En realidad, una huelga general de 24 horas a quien le genera un coste más elevado es a los propios trabajadores: de media, unos 80 euros de descuento por cada trabajador que haga huelga, que en nuestro supuesto de máximo impacto, con diez millones de huelguistas, supondría otros 800 millones de euros de salarios no cobrados y de reducción en las nóminas de las empresas. Y, desde luego, a la hacienda pública: como los trabajadores pagan más impuestos directos e indirectos, la huelga puede llegar a superar los 300 millones de euros menos en impuestos recaudados.

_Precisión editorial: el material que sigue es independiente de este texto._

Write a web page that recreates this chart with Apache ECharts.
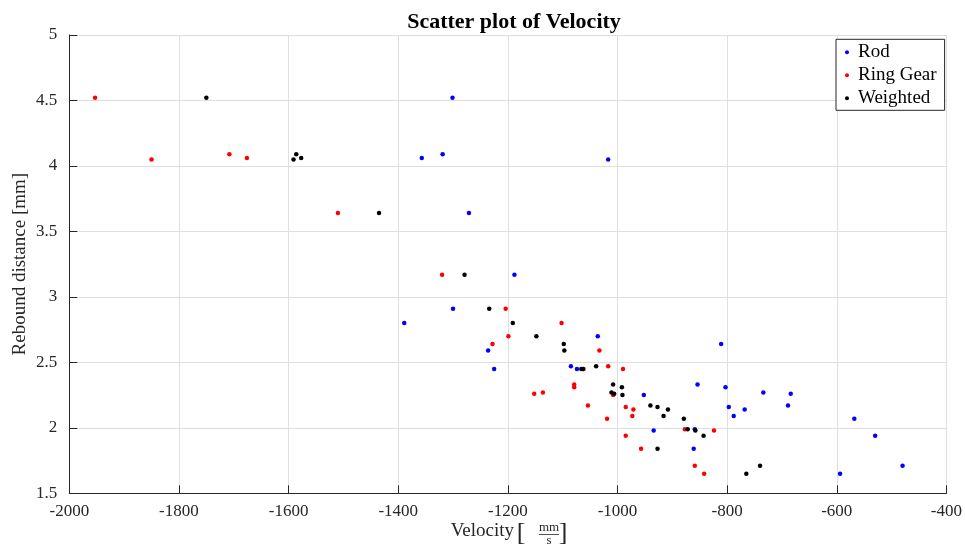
<!DOCTYPE html>
<html>
<head>
<meta charset="utf-8">
<script src="https://cdn.jsdelivr.net/npm/echarts@6/dist/echarts.min.js"></script>
<style>html,body{margin:0;padding:0;background:#fff}#c{width:965px;height:546px}</style>
</head>
<body>
<div id="c"></div>
<script>
// Rebound distance shared by the three series (mm)
var rebound = [4.52, 4.05, 4.09, 4.06, 3.64, 3.17, 2.91, 2.80, 2.70, 2.64, 2.59, 2.47, 2.45, 2.45, 2.33,
               2.31, 2.27, 2.26, 2.25, 2.17, 2.16, 2.14, 2.09, 2.07, 1.99, 1.98, 1.94, 1.84, 1.71, 1.65];
// Velocities (mm/s)
var rodVelocity = [-1301, -1017, -1319, -1357, -1271, -1188, -1300, -1389, -1036, -811, -1236, -1085, -1225, -1074, -854,
                   -803, -734, -684, -952, -689, -797, -768, -788, -568, -859, -934, -530, -861, -480, -594];
var ringGearVelocity = [-1953, -1850, -1708, -1676, -1510, -1320, -1204, -1102, -1199, -1228, -1033, -1017, -990, -1062, -1079,
                        -1079, -1136, -1152, -1008, -1054, -985, -971, -973, -1019, -877, -824, -985, -957, -859, -842];
var weightedVelocity = [-1750, -1591, -1586, -1577, -1435, -1279, -1234, -1191, -1148, -1098, -1097, -1039, -1066, -1063, -1008,
                        -992, -1011, -1006, -991, -940, -927, -908, -916, -879, -872, -858, -843, -927, -740, -765];
var seriesNames = ['Rod', 'Ring Gear', 'Weighted'];
var titleText = 'Scatter plot of Velocity';
var yAxisName = 'Rebound distance [mm]';

function pairs(xs, ys) { return xs.map(function (x, i) { return [x, ys[i]]; }); }

var SERIF = '"Liberation Serif", "Times New Roman", serif';
var AX = '#262626';
var GRID = '#dfdfdf';

var chart = echarts.init(document.getElementById('c'), null, {renderer: 'canvas'});
chart.setOption({
  backgroundColor: '#ffffff',
  animation: false,
  title: {
    text: titleText,
    left: 509, top: 7, textAlign: 'center',
    textStyle: {fontFamily: SERIF, fontWeight: 'bold', fontSize: 22, color: '#000', lineHeight: 20}
  },
  grid: {left: 69.3, right: 15.7, top: 35, bottom: 52.7, containLabel: false},
  legend: {
    left: 836, top: 39.3, orient: 'vertical',
    data: seriesNames,
    icon: 'circle', itemWidth: 12, itemHeight: 4, itemGap: 3,
    padding: [3, 8, 2, 9],
    backgroundColor: '#ffffff', borderColor: AX, borderWidth: 1, borderRadius: 0,
    textStyle: {fontFamily: SERIF, fontSize: 19, color: '#000', lineHeight: 20, padding: [0, 0, 0, 0]}
  },
  xAxis: {
    type: 'value', min: -2000, max: -400, interval: 200,
    axisLine: {show: true, onZero: false, lineStyle: {color: AX, width: 1}},
    axisTick: {show: true, inside: true, length: 8, lineStyle: {color: AX}},
    axisLabel: {fontFamily: SERIF, fontSize: 17, color: AX, margin: 10, formatter: function (v) { return String(v); }},
    splitLine: {show: true, lineStyle: {color: GRID, width: 1}}
  },
  yAxis: {
    type: 'value', min: 1.5, max: 5, interval: 0.5,
    name: yAxisName, nameLocation: 'middle', nameGap: 40, nameMoveOverlap: false,
    nameTextStyle: {fontFamily: SERIF, fontSize: 19, color: AX},
    axisLine: {show: true, onZero: false, lineStyle: {color: AX, width: 1}},
    axisTick: {show: true, inside: true, length: 8, lineStyle: {color: AX}},
    axisLabel: {fontFamily: SERIF, fontSize: 17, color: AX, margin: 12, formatter: function (v) { return String(v); }},
    splitLine: {show: true, lineStyle: {color: GRID, width: 1}}
  },
  series: [
    {name: seriesNames[0], type: 'scatter', symbol: 'circle', symbolSize: 4.5, itemStyle: {color: '#0000ff', opacity: 1}, data: pairs(rodVelocity, rebound)},
    {name: seriesNames[1], type: 'scatter', symbol: 'circle', symbolSize: 4.5, itemStyle: {color: '#ff0000', opacity: 1}, data: pairs(ringGearVelocity, rebound)},
    {name: seriesNames[2], type: 'scatter', symbol: 'circle', symbolSize: 4.5, itemStyle: {color: '#000000', opacity: 1}, data: pairs(weightedVelocity, rebound)}
  ],
  graphic: [
    {type: 'text', x: 514, y: 531, style: {text: 'Velocity', font: '19px ' + SERIF, fill: AX, align: 'right', verticalAlign: 'middle'}},
    {type: 'text', x: 521, y: 533, style: {text: '[', font: '26px ' + SERIF, fill: AX, align: 'center', verticalAlign: 'middle'}},
    {type: 'text', x: 549, y: 528, style: {text: 'mm', font: '13px ' + SERIF, fill: AX, align: 'center', verticalAlign: 'middle'}},
    {type: 'line', shape: {x1: 539, y1: 534.5, x2: 559, y2: 534.5}, style: {stroke: AX, lineWidth: 0.8}},
    {type: 'text', x: 549, y: 541, style: {text: 's', font: '13px ' + SERIF, fill: AX, align: 'center', verticalAlign: 'middle'}},
    {type: 'text', x: 563, y: 533, style: {text: ']', font: '26px ' + SERIF, fill: AX, align: 'center', verticalAlign: 'middle'}}
  ]
});
</script>
</body>
</html>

Si estos 1.670 millones (más o menos) son los números económicos - equivalen a unos 3 céntimos frente cada euro destinado en ayudas al último (por ahora) saneamiento de la banca o 6 céntimos por cada euro de reducción del déficit público previsto este año- ¿por qué las huelgas generales provocan reacciones tan virulentas en contra? ¿Por qué ese empeño en descalificar esta y todas las convocatorias precedentes? Quizá la razón se encuentra en otro tipo de costes, menos fáciles de medir, asociados al proceso de formación de conciencia que tiene la participación activa en una huelga.
Cuando son todos los trabajadores asalariados de un país los llamados a expresar su descontento mediante una huelga, inevitablemente, en un momento o en otro, a solas o en conversaciones de bar o pasillo, muchos trabajadores, incluso aquellos que nunca han pagado una cuota ni pisado una sede sindical, se interrogan sobre la decisión que van a tomar ante la convocatoria, los motivos de la mismas, su circunstancia personal y ambiental y, casi imperceptiblemente y al margen de su decisión final, experimentan algún grado de común-unión, de identidad social, incluso si esta implica un fuerte rechazo hacia los convocantes y participantes en la huelga.
Ese interrogarse puede -tan solo puede- abrir una puerta en la percepción de la realidad de los trabajadores pasivos sobre su capacidad de intervenir en la realidad que les rodea y les agobia. Es decir, una convocatoria de huelga general es un momento especial de toma de conciencia para la clase trabajadora que, si deviene en reivindicación democrática de ciudadanía, puede perturbar el orden oligárquico de toma de decisiones en que se ha convertido el sistema democrático de representación en muchos países, incluido el nuestro.
Para que la huelga sea eficaz, lo que tiene que tocar es la conciencia de la mayoría de los trabajadores, su confianza en su capacidad de acción colectiva y de alcanzar metas y reivindicaciones particulares y generales. Ese es el daño colateral que más temen los empresarios y por eso tienen razón cuando califican todas las huelgas generales como huelgas políticas. De hecho, sería un contrasentido una huelga general que no tuviera fines políticos pues no podría tener ningún objetivo material concreto circunscrito a decisiones autónomas de los intervinientes en el mercado de trabajo: trabajadores y empresarios.
Hay razones para dudar que los doce días de huelga general de nuestra historia reciente hayan tenido la capacidad educativa y formadora de conciencia cívica que se comenta, pero esto quizá no es algo que se pueda achacar a las huelgas generales en sí mismas, ni a su número excesivo o escaso, sino a las formas de vida social y a las pobres experiencias políticas y sociales vividas por la mayoría de la población durante los más de doce mil días de democracia parlamentaria en los que no ha habido huelgas generales y sí una persistente desmovilización de las conciencias en una democracia manifiestamente mejorable.